◆ **Aim**
All of the data should be output character for character, except the pictures.

◆ **Data provided**
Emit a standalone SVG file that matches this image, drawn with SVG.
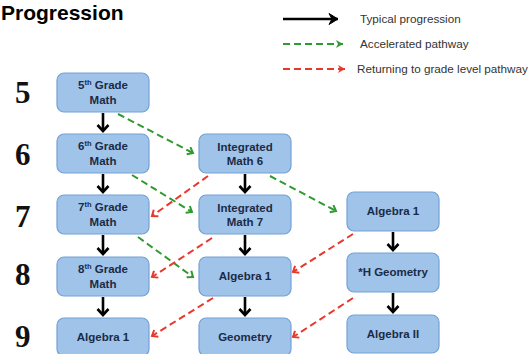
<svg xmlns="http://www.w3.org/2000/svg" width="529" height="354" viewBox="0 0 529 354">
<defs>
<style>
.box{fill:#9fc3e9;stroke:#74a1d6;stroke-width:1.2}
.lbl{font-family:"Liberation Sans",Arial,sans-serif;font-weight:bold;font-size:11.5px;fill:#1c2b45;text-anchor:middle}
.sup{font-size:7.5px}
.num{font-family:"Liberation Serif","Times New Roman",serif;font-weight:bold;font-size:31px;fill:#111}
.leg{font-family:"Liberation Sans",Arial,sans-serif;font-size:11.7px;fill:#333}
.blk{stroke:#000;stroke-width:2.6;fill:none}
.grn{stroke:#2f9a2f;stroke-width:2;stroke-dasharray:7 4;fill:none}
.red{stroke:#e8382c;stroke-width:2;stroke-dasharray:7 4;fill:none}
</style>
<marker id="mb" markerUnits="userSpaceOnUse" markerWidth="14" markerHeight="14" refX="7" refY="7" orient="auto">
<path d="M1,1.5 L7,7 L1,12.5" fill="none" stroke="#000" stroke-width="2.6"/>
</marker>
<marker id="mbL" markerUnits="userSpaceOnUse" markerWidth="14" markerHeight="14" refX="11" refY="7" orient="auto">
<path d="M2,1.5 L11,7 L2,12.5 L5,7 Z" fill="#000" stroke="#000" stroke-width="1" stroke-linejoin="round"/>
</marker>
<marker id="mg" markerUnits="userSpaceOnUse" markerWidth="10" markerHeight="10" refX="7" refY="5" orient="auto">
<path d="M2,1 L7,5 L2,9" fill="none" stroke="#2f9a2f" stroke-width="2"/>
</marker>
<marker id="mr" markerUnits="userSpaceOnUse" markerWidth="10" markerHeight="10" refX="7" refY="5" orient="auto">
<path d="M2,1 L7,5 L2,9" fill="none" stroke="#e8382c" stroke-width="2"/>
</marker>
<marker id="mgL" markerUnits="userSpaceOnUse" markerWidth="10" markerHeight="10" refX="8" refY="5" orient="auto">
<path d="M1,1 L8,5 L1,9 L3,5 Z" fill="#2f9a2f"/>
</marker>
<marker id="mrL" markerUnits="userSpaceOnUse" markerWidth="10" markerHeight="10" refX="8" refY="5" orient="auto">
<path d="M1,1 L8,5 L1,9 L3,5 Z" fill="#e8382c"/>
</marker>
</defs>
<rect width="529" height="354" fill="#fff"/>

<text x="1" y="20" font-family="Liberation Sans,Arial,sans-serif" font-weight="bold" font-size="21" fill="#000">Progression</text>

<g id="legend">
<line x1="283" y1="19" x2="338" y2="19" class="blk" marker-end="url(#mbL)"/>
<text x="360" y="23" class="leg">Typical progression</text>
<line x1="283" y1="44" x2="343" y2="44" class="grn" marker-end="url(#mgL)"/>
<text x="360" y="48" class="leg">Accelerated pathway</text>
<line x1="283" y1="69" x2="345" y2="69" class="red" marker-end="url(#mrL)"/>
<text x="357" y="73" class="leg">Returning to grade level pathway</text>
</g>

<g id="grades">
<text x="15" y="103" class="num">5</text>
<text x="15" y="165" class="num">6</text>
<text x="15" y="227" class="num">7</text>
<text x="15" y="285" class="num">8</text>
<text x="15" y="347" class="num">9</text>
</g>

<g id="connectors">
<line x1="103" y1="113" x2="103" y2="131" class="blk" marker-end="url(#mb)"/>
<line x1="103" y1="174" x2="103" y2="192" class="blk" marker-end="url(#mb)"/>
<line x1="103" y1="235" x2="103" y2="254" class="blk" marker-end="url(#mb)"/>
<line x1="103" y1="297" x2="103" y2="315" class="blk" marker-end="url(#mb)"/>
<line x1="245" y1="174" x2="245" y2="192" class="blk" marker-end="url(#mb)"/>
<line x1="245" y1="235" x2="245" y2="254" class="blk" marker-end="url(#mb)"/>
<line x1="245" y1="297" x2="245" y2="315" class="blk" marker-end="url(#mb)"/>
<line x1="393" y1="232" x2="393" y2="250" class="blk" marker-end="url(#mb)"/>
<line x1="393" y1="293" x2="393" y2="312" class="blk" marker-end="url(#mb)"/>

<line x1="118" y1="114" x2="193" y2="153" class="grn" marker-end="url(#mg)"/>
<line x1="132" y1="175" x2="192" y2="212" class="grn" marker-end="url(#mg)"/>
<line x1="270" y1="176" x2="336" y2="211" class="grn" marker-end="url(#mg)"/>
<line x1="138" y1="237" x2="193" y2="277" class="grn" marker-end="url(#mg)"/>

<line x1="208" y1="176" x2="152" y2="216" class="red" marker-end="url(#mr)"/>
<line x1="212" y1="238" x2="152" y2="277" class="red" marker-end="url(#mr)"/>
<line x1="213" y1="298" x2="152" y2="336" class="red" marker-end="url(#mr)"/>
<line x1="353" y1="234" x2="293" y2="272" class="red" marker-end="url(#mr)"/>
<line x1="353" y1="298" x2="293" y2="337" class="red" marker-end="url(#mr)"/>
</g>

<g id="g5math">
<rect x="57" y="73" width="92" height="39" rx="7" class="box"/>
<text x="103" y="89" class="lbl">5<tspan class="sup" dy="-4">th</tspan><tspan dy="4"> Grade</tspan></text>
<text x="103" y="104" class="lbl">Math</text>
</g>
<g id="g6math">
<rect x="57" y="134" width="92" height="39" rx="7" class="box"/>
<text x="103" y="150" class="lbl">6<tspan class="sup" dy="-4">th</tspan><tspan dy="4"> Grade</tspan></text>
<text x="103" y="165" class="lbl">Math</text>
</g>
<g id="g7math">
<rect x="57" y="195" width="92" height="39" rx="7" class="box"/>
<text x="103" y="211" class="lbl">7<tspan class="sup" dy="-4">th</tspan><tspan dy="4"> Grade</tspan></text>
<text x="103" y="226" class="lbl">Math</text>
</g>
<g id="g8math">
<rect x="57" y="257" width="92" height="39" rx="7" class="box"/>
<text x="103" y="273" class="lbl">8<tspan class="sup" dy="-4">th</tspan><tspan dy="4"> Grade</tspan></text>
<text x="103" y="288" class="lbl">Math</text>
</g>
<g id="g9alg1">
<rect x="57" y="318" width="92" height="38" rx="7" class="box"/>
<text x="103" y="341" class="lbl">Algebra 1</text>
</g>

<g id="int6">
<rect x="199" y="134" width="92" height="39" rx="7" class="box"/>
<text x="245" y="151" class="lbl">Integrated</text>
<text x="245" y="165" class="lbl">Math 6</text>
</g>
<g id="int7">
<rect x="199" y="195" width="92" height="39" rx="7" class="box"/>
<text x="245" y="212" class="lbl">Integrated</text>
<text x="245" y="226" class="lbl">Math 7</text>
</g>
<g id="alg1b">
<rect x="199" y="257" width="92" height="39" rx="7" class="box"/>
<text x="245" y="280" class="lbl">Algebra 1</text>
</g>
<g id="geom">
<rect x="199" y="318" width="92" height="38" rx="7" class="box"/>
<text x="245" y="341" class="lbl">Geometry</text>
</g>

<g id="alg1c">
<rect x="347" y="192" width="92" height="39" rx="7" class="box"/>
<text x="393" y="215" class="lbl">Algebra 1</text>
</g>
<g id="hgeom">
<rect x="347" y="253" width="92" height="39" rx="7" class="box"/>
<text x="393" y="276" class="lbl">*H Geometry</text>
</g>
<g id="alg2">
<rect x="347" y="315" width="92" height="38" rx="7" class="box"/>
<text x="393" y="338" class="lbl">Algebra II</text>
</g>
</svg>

◆ **Task answer**
Emit a standalone SVG file that matches this image, drawn with SVG.
<svg xmlns="http://www.w3.org/2000/svg" width="529" height="354" viewBox="0 0 529 354">
<defs>
<style>
.box{fill:#9fc3e9;stroke:#74a1d6;stroke-width:1.2}
.lbl{font-family:"Liberation Sans",Arial,sans-serif;font-weight:bold;font-size:11.5px;fill:#1c2b45;text-anchor:middle}
.sup{font-size:7.5px}
.num{font-family:"Liberation Serif","Times New Roman",serif;font-weight:bold;font-size:31px;fill:#111}
.leg{font-family:"Liberation Sans",Arial,sans-serif;font-size:11.7px;fill:#333}
.blk{stroke:#000;stroke-width:2.6;fill:none}
.grn{stroke:#2f9a2f;stroke-width:2;stroke-dasharray:7 4;fill:none}
.red{stroke:#e8382c;stroke-width:2;stroke-dasharray:7 4;fill:none}
</style>
<marker id="mb" markerUnits="userSpaceOnUse" markerWidth="14" markerHeight="14" refX="7" refY="7" orient="auto">
<path d="M1,1.5 L7,7 L1,12.5" fill="none" stroke="#000" stroke-width="2.6"/>
</marker>
<marker id="mbL" markerUnits="userSpaceOnUse" markerWidth="14" markerHeight="14" refX="11" refY="7" orient="auto">
<path d="M2,1.5 L11,7 L2,12.5 L5,7 Z" fill="#000" stroke="#000" stroke-width="1" stroke-linejoin="round"/>
</marker>
<marker id="mg" markerUnits="userSpaceOnUse" markerWidth="10" markerHeight="10" refX="7" refY="5" orient="auto">
<path d="M2,1 L7,5 L2,9" fill="none" stroke="#2f9a2f" stroke-width="2"/>
</marker>
<marker id="mr" markerUnits="userSpaceOnUse" markerWidth="10" markerHeight="10" refX="7" refY="5" orient="auto">
<path d="M2,1 L7,5 L2,9" fill="none" stroke="#e8382c" stroke-width="2"/>
</marker>
<marker id="mgL" markerUnits="userSpaceOnUse" markerWidth="10" markerHeight="10" refX="8" refY="5" orient="auto">
<path d="M1,1 L8,5 L1,9 L3,5 Z" fill="#2f9a2f"/>
</marker>
<marker id="mrL" markerUnits="userSpaceOnUse" markerWidth="10" markerHeight="10" refX="8" refY="5" orient="auto">
<path d="M1,1 L8,5 L1,9 L3,5 Z" fill="#e8382c"/>
</marker>
</defs>
<rect width="529" height="354" fill="#fff"/>

<text x="1" y="20" font-family="Liberation Sans,Arial,sans-serif" font-weight="bold" font-size="21" fill="#000">Progression</text>

<g id="legend">
<line x1="283" y1="19" x2="338" y2="19" class="blk" marker-end="url(#mbL)"/>
<text x="360" y="23" class="leg">Typical progression</text>
<line x1="283" y1="44" x2="343" y2="44" class="grn" marker-end="url(#mgL)"/>
<text x="360" y="48" class="leg">Accelerated pathway</text>
<line x1="283" y1="69" x2="345" y2="69" class="red" marker-end="url(#mrL)"/>
<text x="357" y="73" class="leg">Returning to grade level pathway</text>
</g>

<g id="grades">
<text x="15" y="103" class="num">5</text>
<text x="15" y="165" class="num">6</text>
<text x="15" y="227" class="num">7</text>
<text x="15" y="285" class="num">8</text>
<text x="15" y="347" class="num">9</text>
</g>

<g id="connectors">
<line x1="103" y1="113" x2="103" y2="131" class="blk" marker-end="url(#mb)"/>
<line x1="103" y1="174" x2="103" y2="192" class="blk" marker-end="url(#mb)"/>
<line x1="103" y1="235" x2="103" y2="254" class="blk" marker-end="url(#mb)"/>
<line x1="103" y1="297" x2="103" y2="315" class="blk" marker-end="url(#mb)"/>
<line x1="245" y1="174" x2="245" y2="192" class="blk" marker-end="url(#mb)"/>
<line x1="245" y1="235" x2="245" y2="254" class="blk" marker-end="url(#mb)"/>
<line x1="245" y1="297" x2="245" y2="315" class="blk" marker-end="url(#mb)"/>
<line x1="393" y1="232" x2="393" y2="250" class="blk" marker-end="url(#mb)"/>
<line x1="393" y1="293" x2="393" y2="312" class="blk" marker-end="url(#mb)"/>

<line x1="118" y1="114" x2="193" y2="153" class="grn" marker-end="url(#mg)"/>
<line x1="132" y1="175" x2="192" y2="212" class="grn" marker-end="url(#mg)"/>
<line x1="270" y1="176" x2="336" y2="211" class="grn" marker-end="url(#mg)"/>
<line x1="138" y1="237" x2="193" y2="277" class="grn" marker-end="url(#mg)"/>

<line x1="208" y1="176" x2="152" y2="216" class="red" marker-end="url(#mr)"/>
<line x1="212" y1="238" x2="152" y2="277" class="red" marker-end="url(#mr)"/>
<line x1="213" y1="298" x2="152" y2="336" class="red" marker-end="url(#mr)"/>
<line x1="353" y1="234" x2="293" y2="272" class="red" marker-end="url(#mr)"/>
<line x1="353" y1="298" x2="293" y2="337" class="red" marker-end="url(#mr)"/>
</g>

<g id="g5math">
<rect x="57" y="73" width="92" height="39" rx="7" class="box"/>
<text x="103" y="89" class="lbl">5<tspan class="sup" dy="-4">th</tspan><tspan dy="4"> Grade</tspan></text>
<text x="103" y="104" class="lbl">Math</text>
</g>
<g id="g6math">
<rect x="57" y="134" width="92" height="39" rx="7" class="box"/>
<text x="103" y="150" class="lbl">6<tspan class="sup" dy="-4">th</tspan><tspan dy="4"> Grade</tspan></text>
<text x="103" y="165" class="lbl">Math</text>
</g>
<g id="g7math">
<rect x="57" y="195" width="92" height="39" rx="7" class="box"/>
<text x="103" y="211" class="lbl">7<tspan class="sup" dy="-4">th</tspan><tspan dy="4"> Grade</tspan></text>
<text x="103" y="226" class="lbl">Math</text>
</g>
<g id="g8math">
<rect x="57" y="257" width="92" height="39" rx="7" class="box"/>
<text x="103" y="273" class="lbl">8<tspan class="sup" dy="-4">th</tspan><tspan dy="4"> Grade</tspan></text>
<text x="103" y="288" class="lbl">Math</text>
</g>
<g id="g9alg1">
<rect x="57" y="318" width="92" height="38" rx="7" class="box"/>
<text x="103" y="341" class="lbl">Algebra 1</text>
</g>

<g id="int6">
<rect x="199" y="134" width="92" height="39" rx="7" class="box"/>
<text x="245" y="151" class="lbl">Integrated</text>
<text x="245" y="165" class="lbl">Math 6</text>
</g>
<g id="int7">
<rect x="199" y="195" width="92" height="39" rx="7" class="box"/>
<text x="245" y="212" class="lbl">Integrated</text>
<text x="245" y="226" class="lbl">Math 7</text>
</g>
<g id="alg1b">
<rect x="199" y="257" width="92" height="39" rx="7" class="box"/>
<text x="245" y="280" class="lbl">Algebra 1</text>
</g>
<g id="geom">
<rect x="199" y="318" width="92" height="38" rx="7" class="box"/>
<text x="245" y="341" class="lbl">Geometry</text>
</g>

<g id="alg1c">
<rect x="347" y="192" width="92" height="39" rx="7" class="box"/>
<text x="393" y="215" class="lbl">Algebra 1</text>
</g>
<g id="hgeom">
<rect x="347" y="253" width="92" height="39" rx="7" class="box"/>
<text x="393" y="276" class="lbl">*H Geometry</text>
</g>
<g id="alg2">
<rect x="347" y="315" width="92" height="38" rx="7" class="box"/>
<text x="393" y="338" class="lbl">Algebra II</text>
</g>
</svg>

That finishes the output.